Property developer, William Robert Ell sued Tweed Shire Councillor, Katie Milne in defamation in 2014. He sued over a letter to the editor which Ms Milne had written about a contentious building development conducted by Mr Ell. While Mr Ell did not attend the trial, he won the case and was awarded damages of $15,000 plus costs. The decision was handed down on 7 March 2014.

You would think that one defamation trial was enough for the parties, but no, there is more. After his win, Mr Ell was contacted by a journalist from the Gold Coast Bulletin. He told the journalist that Ms Milne was not a “fit and proper person to be a councillor” and that he also hoped that the judgment and costs that she had to pay would bankrupt her. On 13 March, the Gold Coast Bulletin played down the result in typical Gold Coast fashion: “KATIE LOSES BILLIONAIRE BOB BATTLE ‘I HOPE THIS SENDS HER BROKE” on the front page.

Ms Milne sued Mr Ell for the statement to the journalist and also for the article that appeared in the paper. She also sued the Gold Coast Bulletin, although she ultimately settled with it on the basis that it published an apology and paid some costs.

The trial ran and Ms Milne gave evidence of how, as a member of the Tweed Shire Council, she got the record number of votes that had ever been recorded in the Shire and since the Gold Coast Bulletin article, she had been elected Mayor. She pleaded that the article meant that she was “not a fit and proper person to be a councillor”, which Justice Rothman held ([2017] NSWSC 555) was carried by the article and was defamatory of her.

Mr Ell relied on the defence of honest opinion or fair comment.His Honour stated that the imputation could be either one of fact or opinion, depending on the context. The context was that the imputation was not based on her conduct in defaming Mr Ell, but was a statement of fact to justify the indirect consequence of the previous defamation case and her inability to meet the costs of those proceedings and the damages. At [54], His Honour then concluded it was a statement of fact. This must have been a close run thing.

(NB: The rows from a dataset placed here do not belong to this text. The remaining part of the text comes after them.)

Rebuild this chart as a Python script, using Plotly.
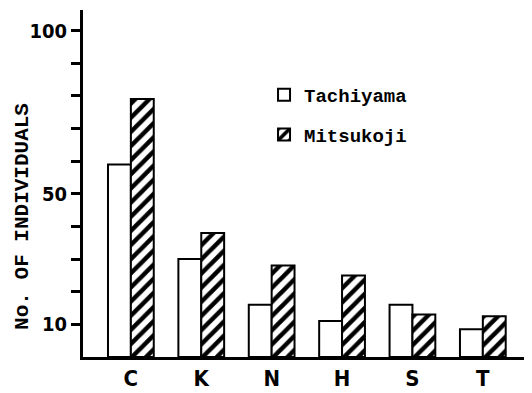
import plotly.graph_objects as go

categories = ["C", "K", "N", "H", "S", "T"]
tachiyama = [59, 30, 16, 11, 16, 8.5]
mitsukoji = [79, 38, 28, 25, 13, 12.5]
ytick_vals = [10, 20, 30, 40, 50, 60, 70, 80, 90, 100]
ytick_text = ["10", "", "", "", "50", "", "", "", "", "100"]

cond = "DejaVu Sans Condensed, Liberation Sans Narrow, DejaVu Sans, sans-serif"
mono = "Liberation Mono, Courier New, monospace"

fig = go.Figure()
fig.add_trace(go.Bar(
    x=categories, y=tachiyama, name="Tachiyama", legendgroup="a",
    marker=dict(color="white", line=dict(color="black", width=2)),
))
fig.add_trace(go.Bar(
    x=categories, y=mitsukoji, name="Mitsukoji", legendgroup="b",
    marker=dict(color="white", line=dict(color="black", width=2),
                pattern=dict(shape="/", fgcolor="black", bgcolor="white",
                             size=10, solidity=0.45, fgopacity=1)),
))

fig.update_layout(
    width=524, height=385,
    margin=dict(l=75, r=2, t=2, b=36),
    paper_bgcolor="white", plot_bgcolor="white",
    barmode="group", bargap=0.35, bargroupgap=0,
    showlegend=True,
    legend=dict(x=0.405, y=0.81, xanchor="left", yanchor="top",
                font=dict(family=mono, size=19, color="black", weight="bold"),
                tracegroupgap=12, traceorder="grouped",
                bgcolor="rgba(0,0,0,0)"),
    xaxis=dict(range=[-0.68, 5.67], showline=True, linecolor="black", linewidth=3,
               ticks="", showgrid=False, zeroline=False, automargin=False,
               tickfont=dict(family=cond, size=22, color="black", weight="bold")),
    yaxis=dict(range=[0, 106.3], showline=True, linecolor="black", linewidth=3,
               tickvals=ytick_vals, ticktext=ytick_text, automargin=False,
               ticks="outside", ticklen=9, tickwidth=3, tickcolor="black",
               showgrid=False, zeroline=False,
               tickfont=dict(family=cond, size=20, color="black", weight="bold")),
    annotations=[dict(text="No. OF INDIVIDUALS", textangle=-90,
                      xref="paper", yref="paper", x=-0.137, y=0.406,
                      xanchor="center", yanchor="middle", showarrow=False,
                      font=dict(family=mono, size=21,
                                color="black", weight="bold"))],
)

fig.write_html("out.html")
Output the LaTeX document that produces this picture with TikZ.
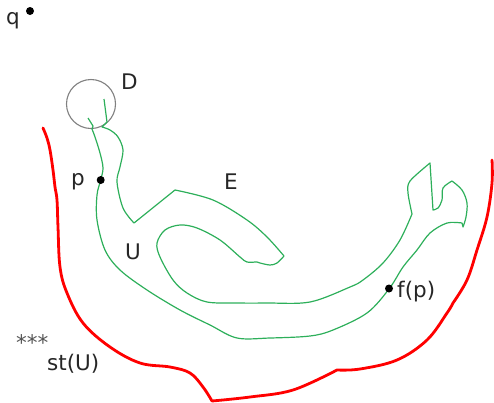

His Honour then concluded that Mr Ell was liable for the republication in the Gold Coast Bulletin because it was the natural and probable consequence of him speaking to the journalist. No issue there. In assessing damages, His Honour was at pains to make the point that the earlier defamation proceeding was irrelevant to that issue, but there was no evidence that Ms Milne had been shunned or avoided and indeed since the publication, she had become Mayor.

In all though, His Honour noted that it was hard to escape the suspicion that the case was a “tit for tat” exercise [83], but that too was not relevant. After considering all of the principles, His Honour settled on a figure for damages: $45,000 plus costs.

No doubt the Gold Coast journalists contacted Ms Milne for her reaction…..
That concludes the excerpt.